Problem to solve =>
All of the data should be repeated exactly; pictures are not part of the copy.
------------------------
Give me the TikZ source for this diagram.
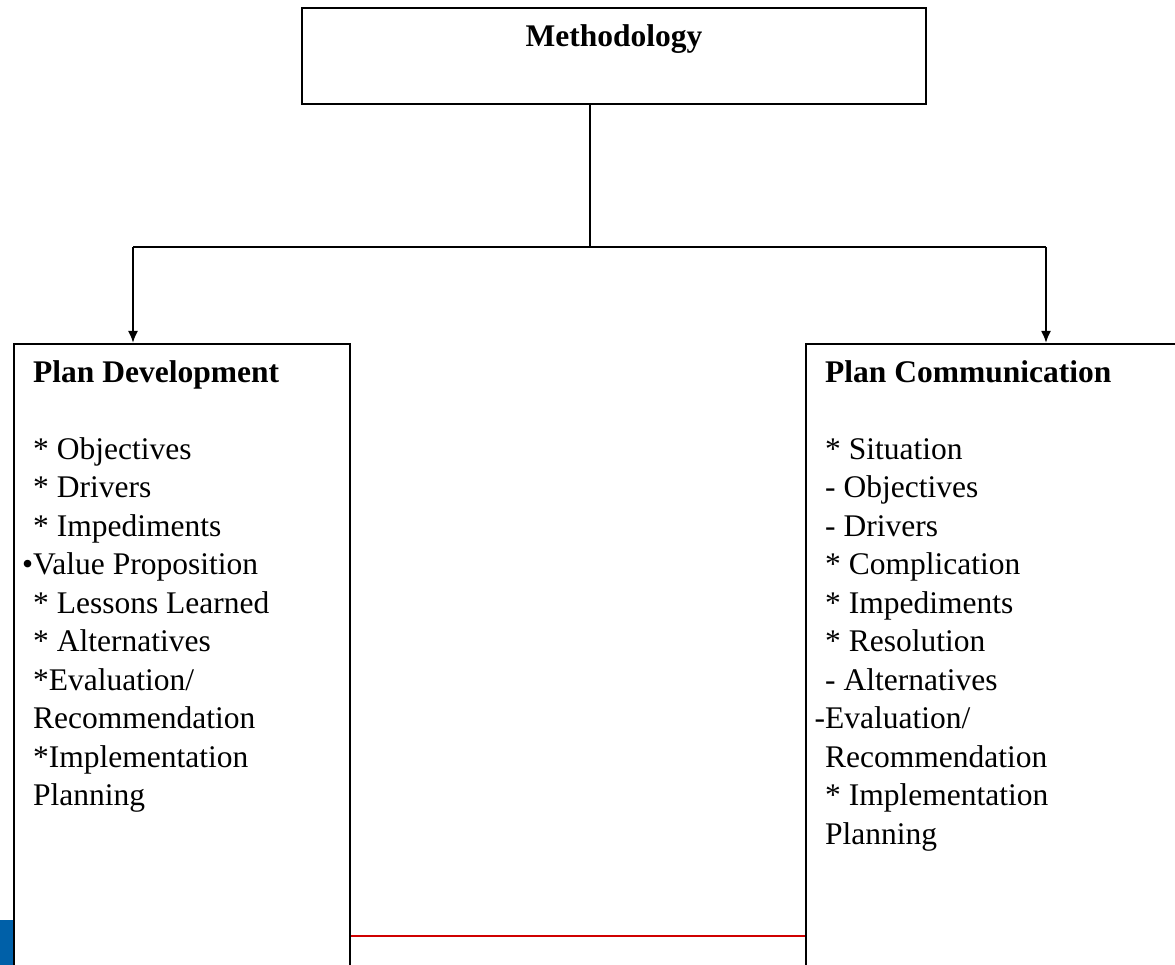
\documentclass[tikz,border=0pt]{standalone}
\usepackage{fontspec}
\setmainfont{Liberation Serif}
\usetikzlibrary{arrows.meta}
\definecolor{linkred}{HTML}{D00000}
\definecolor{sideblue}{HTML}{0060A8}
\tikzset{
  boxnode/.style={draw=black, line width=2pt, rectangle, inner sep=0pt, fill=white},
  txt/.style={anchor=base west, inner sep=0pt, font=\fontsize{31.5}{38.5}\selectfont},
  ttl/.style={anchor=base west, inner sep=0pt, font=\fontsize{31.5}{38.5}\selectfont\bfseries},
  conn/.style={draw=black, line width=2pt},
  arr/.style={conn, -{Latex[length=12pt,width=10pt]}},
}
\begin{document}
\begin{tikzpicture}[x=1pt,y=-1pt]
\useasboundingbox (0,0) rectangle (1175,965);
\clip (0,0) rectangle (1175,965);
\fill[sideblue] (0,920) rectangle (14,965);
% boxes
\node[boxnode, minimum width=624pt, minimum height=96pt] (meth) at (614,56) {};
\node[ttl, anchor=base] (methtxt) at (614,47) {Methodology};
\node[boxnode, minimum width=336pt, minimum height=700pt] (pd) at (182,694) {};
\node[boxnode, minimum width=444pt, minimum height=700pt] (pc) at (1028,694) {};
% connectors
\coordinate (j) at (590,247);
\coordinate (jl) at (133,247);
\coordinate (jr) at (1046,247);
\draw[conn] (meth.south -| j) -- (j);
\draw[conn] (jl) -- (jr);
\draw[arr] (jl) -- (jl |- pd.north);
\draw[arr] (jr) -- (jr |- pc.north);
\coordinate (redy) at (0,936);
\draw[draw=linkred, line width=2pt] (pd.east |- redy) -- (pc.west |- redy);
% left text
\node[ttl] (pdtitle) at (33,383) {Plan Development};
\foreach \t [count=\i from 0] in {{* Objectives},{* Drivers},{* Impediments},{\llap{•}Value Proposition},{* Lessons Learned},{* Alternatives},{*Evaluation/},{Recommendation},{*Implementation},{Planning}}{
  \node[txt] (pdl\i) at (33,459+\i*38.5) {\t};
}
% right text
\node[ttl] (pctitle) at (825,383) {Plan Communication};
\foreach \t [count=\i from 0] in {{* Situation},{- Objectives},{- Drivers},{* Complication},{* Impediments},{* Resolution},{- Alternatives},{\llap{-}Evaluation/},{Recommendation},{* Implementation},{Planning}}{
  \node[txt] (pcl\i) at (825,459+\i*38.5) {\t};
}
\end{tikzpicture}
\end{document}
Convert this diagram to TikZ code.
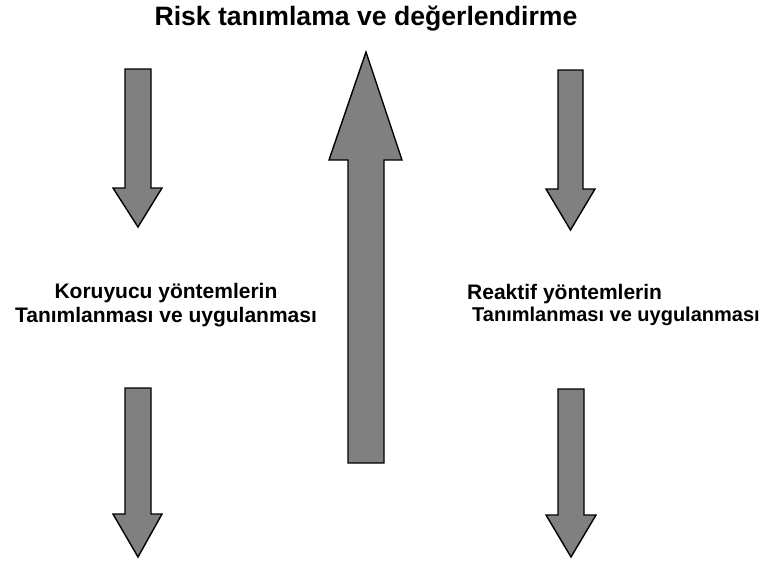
------------------------
In response =>
Give me the TikZ source for this diagram.
\documentclass[tikz,border=0pt]{standalone}
\usepackage{fontspec}
\setmainfont{Liberation Serif}
\usetikzlibrary{arrows.meta}
\definecolor{linkred}{HTML}{D00000}
\definecolor{sideblue}{HTML}{0060A8}
\tikzset{
  boxnode/.style={draw=black, line width=2pt, rectangle, inner sep=0pt, fill=white},
  txt/.style={anchor=base west, inner sep=0pt, font=\fontsize{31.5}{38.5}\selectfont},
  ttl/.style={anchor=base west, inner sep=0pt, font=\fontsize{31.5}{38.5}\selectfont\bfseries},
  conn/.style={draw=black, line width=2pt},
  arr/.style={conn, -{Latex[length=12pt,width=10pt]}},
}
\begin{document}
\begin{tikzpicture}[x=1pt,y=-1pt]
\useasboundingbox (0,0) rectangle (1175,965);
\clip (0,0) rectangle (1175,965);
\fill[sideblue] (0,920) rectangle (14,965);
% boxes
\node[boxnode, minimum width=624pt, minimum height=96pt] (meth) at (614,56) {};
\node[ttl, anchor=base] (methtxt) at (614,47) {Methodology};
\node[boxnode, minimum width=336pt, minimum height=700pt] (pd) at (182,694) {};
\node[boxnode, minimum width=444pt, minimum height=700pt] (pc) at (1028,694) {};
% connectors
\coordinate (j) at (590,247);
\coordinate (jl) at (133,247);
\coordinate (jr) at (1046,247);
\draw[conn] (meth.south -| j) -- (j);
\draw[conn] (jl) -- (jr);
\draw[arr] (jl) -- (jl |- pd.north);
\draw[arr] (jr) -- (jr |- pc.north);
\coordinate (redy) at (0,936);
\draw[draw=linkred, line width=2pt] (pd.east |- redy) -- (pc.west |- redy);
% left text
\node[ttl] (pdtitle) at (33,383) {Plan Development};
\foreach \t [count=\i from 0] in {{* Objectives},{* Drivers},{* Impediments},{\llap{•}Value Proposition},{* Lessons Learned},{* Alternatives},{*Evaluation/},{Recommendation},{*Implementation},{Planning}}{
  \node[txt] (pdl\i) at (33,459+\i*38.5) {\t};
}
% right text
\node[ttl] (pctitle) at (825,383) {Plan Communication};
\foreach \t [count=\i from 0] in {{* Situation},{- Objectives},{- Drivers},{* Complication},{* Impediments},{* Resolution},{- Alternatives},{\llap{-}Evaluation/},{Recommendation},{* Implementation},{Planning}}{
  \node[txt] (pcl\i) at (825,459+\i*38.5) {\t};
}
\end{tikzpicture}
\end{document}
Convert this diagram to TikZ code.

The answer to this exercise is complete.